··· DATA LINES ···

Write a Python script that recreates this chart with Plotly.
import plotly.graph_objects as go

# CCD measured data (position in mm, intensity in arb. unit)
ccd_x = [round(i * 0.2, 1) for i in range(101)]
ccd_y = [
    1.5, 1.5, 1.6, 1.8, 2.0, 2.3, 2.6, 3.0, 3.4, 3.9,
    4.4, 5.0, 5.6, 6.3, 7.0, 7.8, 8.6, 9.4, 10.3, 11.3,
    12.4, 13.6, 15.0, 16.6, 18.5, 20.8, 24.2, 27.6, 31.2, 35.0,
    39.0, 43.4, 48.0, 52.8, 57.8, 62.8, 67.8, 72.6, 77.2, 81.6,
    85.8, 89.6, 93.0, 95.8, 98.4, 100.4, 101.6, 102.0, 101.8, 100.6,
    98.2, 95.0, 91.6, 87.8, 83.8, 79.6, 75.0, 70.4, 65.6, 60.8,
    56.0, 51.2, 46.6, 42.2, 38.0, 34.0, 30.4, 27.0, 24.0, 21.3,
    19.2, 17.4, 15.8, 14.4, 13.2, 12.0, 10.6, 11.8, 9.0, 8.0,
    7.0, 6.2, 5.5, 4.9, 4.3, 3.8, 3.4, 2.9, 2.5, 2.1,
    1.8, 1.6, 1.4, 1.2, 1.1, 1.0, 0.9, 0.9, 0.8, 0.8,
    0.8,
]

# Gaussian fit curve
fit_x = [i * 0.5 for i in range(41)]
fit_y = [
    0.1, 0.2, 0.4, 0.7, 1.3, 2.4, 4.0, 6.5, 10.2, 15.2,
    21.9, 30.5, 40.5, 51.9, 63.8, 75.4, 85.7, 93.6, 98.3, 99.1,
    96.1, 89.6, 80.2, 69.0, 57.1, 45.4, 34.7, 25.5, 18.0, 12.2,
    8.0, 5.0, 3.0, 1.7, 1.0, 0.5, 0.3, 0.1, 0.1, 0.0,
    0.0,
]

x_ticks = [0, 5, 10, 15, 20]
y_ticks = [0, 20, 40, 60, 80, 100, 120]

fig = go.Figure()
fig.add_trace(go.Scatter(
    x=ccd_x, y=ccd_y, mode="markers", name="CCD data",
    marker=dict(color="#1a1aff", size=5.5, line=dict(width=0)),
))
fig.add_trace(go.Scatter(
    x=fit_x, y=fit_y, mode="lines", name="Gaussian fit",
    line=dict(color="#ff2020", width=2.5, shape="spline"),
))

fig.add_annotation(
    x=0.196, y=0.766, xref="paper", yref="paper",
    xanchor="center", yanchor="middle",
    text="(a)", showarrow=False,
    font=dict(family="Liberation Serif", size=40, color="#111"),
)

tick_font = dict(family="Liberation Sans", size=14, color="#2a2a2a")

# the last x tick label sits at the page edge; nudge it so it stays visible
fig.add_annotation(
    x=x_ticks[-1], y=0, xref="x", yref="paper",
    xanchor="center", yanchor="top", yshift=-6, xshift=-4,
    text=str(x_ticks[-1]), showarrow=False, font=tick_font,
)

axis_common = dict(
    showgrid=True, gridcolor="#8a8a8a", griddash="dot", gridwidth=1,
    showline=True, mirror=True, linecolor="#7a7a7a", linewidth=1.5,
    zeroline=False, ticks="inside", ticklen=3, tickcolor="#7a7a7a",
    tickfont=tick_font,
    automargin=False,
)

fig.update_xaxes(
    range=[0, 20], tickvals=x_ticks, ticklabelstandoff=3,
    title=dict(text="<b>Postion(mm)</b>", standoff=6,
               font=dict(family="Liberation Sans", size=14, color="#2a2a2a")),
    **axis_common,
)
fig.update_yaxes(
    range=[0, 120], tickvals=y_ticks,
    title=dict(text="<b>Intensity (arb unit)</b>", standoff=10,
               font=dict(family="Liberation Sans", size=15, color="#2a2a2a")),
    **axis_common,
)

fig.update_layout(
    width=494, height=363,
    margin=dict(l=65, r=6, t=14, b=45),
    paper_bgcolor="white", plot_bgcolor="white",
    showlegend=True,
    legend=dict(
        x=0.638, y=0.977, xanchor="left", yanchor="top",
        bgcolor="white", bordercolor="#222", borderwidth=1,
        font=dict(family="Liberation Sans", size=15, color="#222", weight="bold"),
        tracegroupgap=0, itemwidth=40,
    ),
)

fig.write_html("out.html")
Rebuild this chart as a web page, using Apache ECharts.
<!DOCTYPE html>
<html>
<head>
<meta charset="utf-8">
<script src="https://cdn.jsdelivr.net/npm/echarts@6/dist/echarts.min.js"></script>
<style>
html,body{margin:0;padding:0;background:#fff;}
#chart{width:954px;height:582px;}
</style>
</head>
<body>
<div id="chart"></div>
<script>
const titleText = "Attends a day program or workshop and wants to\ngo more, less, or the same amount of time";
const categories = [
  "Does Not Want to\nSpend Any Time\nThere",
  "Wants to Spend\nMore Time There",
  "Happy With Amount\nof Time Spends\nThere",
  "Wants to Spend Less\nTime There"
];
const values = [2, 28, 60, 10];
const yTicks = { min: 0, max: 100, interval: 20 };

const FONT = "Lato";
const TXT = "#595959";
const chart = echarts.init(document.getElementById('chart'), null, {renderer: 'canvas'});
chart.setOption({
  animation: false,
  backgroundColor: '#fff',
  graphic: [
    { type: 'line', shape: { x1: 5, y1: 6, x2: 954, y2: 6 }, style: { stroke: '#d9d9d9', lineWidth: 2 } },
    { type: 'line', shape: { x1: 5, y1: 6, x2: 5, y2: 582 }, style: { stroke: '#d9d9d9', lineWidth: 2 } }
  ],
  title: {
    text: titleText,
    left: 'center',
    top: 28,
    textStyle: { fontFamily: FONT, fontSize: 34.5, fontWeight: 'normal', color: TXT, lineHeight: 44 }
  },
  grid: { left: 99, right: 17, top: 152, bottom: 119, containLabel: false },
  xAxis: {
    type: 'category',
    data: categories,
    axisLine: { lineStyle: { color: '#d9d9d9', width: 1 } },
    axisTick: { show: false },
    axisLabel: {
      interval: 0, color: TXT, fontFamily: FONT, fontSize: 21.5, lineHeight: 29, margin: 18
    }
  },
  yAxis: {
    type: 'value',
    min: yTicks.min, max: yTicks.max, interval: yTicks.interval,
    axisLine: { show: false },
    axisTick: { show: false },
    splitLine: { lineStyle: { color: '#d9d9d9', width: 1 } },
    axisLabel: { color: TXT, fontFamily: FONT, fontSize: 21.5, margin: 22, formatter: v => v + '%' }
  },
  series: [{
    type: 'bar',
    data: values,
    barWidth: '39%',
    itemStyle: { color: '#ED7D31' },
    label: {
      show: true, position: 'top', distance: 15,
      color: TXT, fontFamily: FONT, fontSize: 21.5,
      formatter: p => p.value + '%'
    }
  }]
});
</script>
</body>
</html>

···

▶ _WHAT IS ASKED_: Only the lines running from the line with "Rebuild this chart" through the line with "100, interval: 20" should be repeated, exactly and with both ends kept.

▶ _RESULT OF THIS TASK_:
Rebuild this chart as a web page, using Apache ECharts.
<!DOCTYPE html>
<html>
<head>
<meta charset="utf-8">
<script src="https://cdn.jsdelivr.net/npm/echarts@6/dist/echarts.min.js"></script>
<style>
html,body{margin:0;padding:0;background:#fff;}
#chart{width:954px;height:582px;}
</style>
</head>
<body>
<div id="chart"></div>
<script>
const titleText = "Attends a day program or workshop and wants to\ngo more, less, or the same amount of time";
const categories = [
  "Does Not Want to\nSpend Any Time\nThere",
  "Wants to Spend\nMore Time There",
  "Happy With Amount\nof Time Spends\nThere",
  "Wants to Spend Less\nTime There"
];
const values = [2, 28, 60, 10];
const yTicks = { min: 0, max: 100, interval: 20 };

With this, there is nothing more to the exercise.